I know I’m lucky that it’s taken me this long in my life to experience grief like this, but it feels overwhelming nonetheless, and as soon as I got back to Chicago, I was unsure of what to do. I started researching the phases of grief, but nothing made sense. I’m certainly nowhere near acceptance, don’t think I can bargain with anyone about this, and the initial anger has faded to a weird sense of feeling out of control.
I know there is nothing I can do. Her care is already figured out, and nothing I say or do can fix her head or return her to the wonderful person she was just one short month ago. I needed to leave her, go back to Chicago, and figure out how to live my life as best as I could while dealing with all of this.
When my dog Reese died a year and a half ago, I told my therapist that I felt like everything was out of control.

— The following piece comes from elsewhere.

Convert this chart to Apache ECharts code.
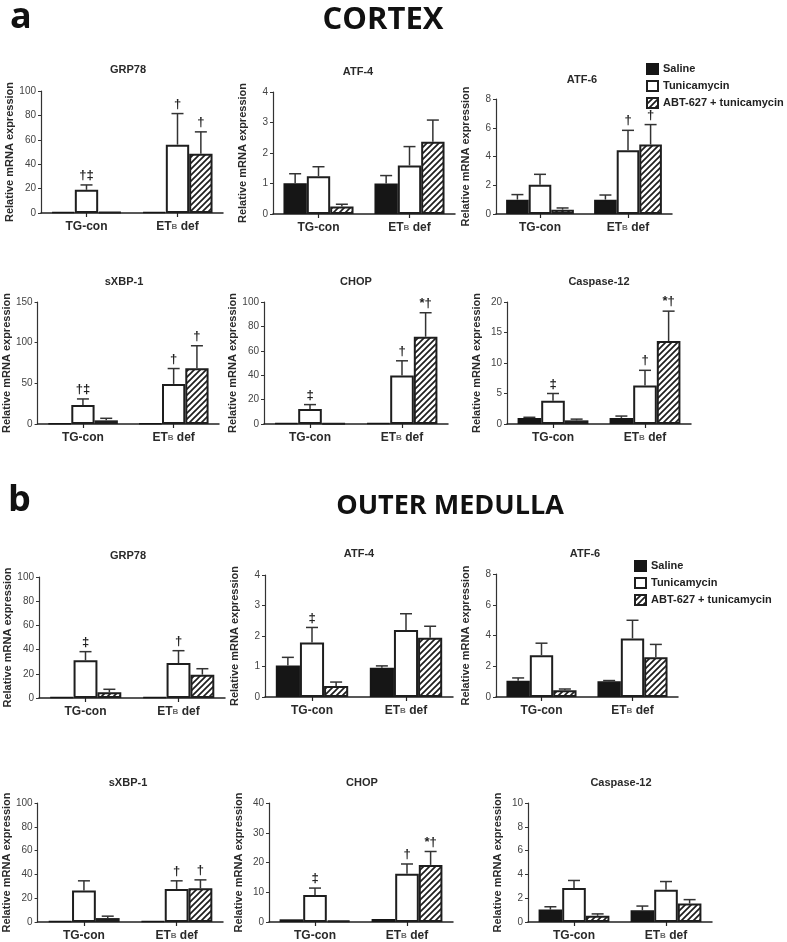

Everything was so sudden, and I couldn’t fix anything that actually mattered. She told me that I was right, I couldn’t control the things that would have a large impact - but I could control the littlest things in my life until I felt like things weren’t quite so out of control.
She told me to pay a great deal of attention to the fact that I chose my own outfit for the day and what I ate for dinner, how I organized my desk, and in what order I got my work done. I couldn’t control life and death, or the processes of either, but I could choose these little things and feel like I had at least somewhat of a grasp on things.
This is why, when a friend let me know he was going to visit our neighborhood Wal-Mart before it closed for the last time, I tagged along. I couldn’t control Nana hurtling towards death at an alarming pace, but I could control what was in my pantry, specifically one of my favorite snacks.
As someone who has always been picky with food, I often frustrate people by having a favorite shape or type of common snack foods, and don’t like eating others. I was upset when I heard this Wal-Mart was closing because, so far, it’s the only place where I’ve been able to find Scooby Doo stamped Cheez-Its, which taste better to me since they are crunchier and also have the cute shapes to enjoy.
It’s not that my world would end if I didn’t have the right Cheez-Its in my pantry, but I knew that something small like this was exactly what my therapist would have told me to do at that moment. And so, an hour before the store closed, I bought all five boxes of Scooby Doo Cheez-Its remaining in the store, and texted my therapist:
I told her, “I think I’m in the ‘I can’t control life and death but I can control what’s in my pantry so I’m buying all the Scooby Doo Cheez-Its in the Wal-Mart in the hour before the store permanently closes because they’re good for a long time and that’s one less thing to worry about’ phase of grief,” and although this phrasing is kind of funny, it gets at an important point:
I don’t know how much longer Nana will live, nor will I have the opportunity to speak to the person I loved for so many years once more. I know I’m the sort of person who needs to control things or I will start to spiral - it’s an OCD thing I’ve had to grow used to over my life. And although I don’t know the specifics of how this situation will go, I do know exactly how I will fall apart if I don’t take care of myself.
It feels strange to say this, but somehow, buying enough Cheez-Its that I don’t have to think about a future supply feels like putting a band-aid on the most gaping wound, but it’s somehow still helpful. I know it won’t fix the wound, but it will at least give me the tiniest bit of energy to focus on the things I need to do, and a splash of happiness in a deep well of sadness.
Michelle Cohen, a writer in the Chicago area, was diagnosed with OCD at age 3. She hopes to educate others about her condition and end the stigma against mental illness.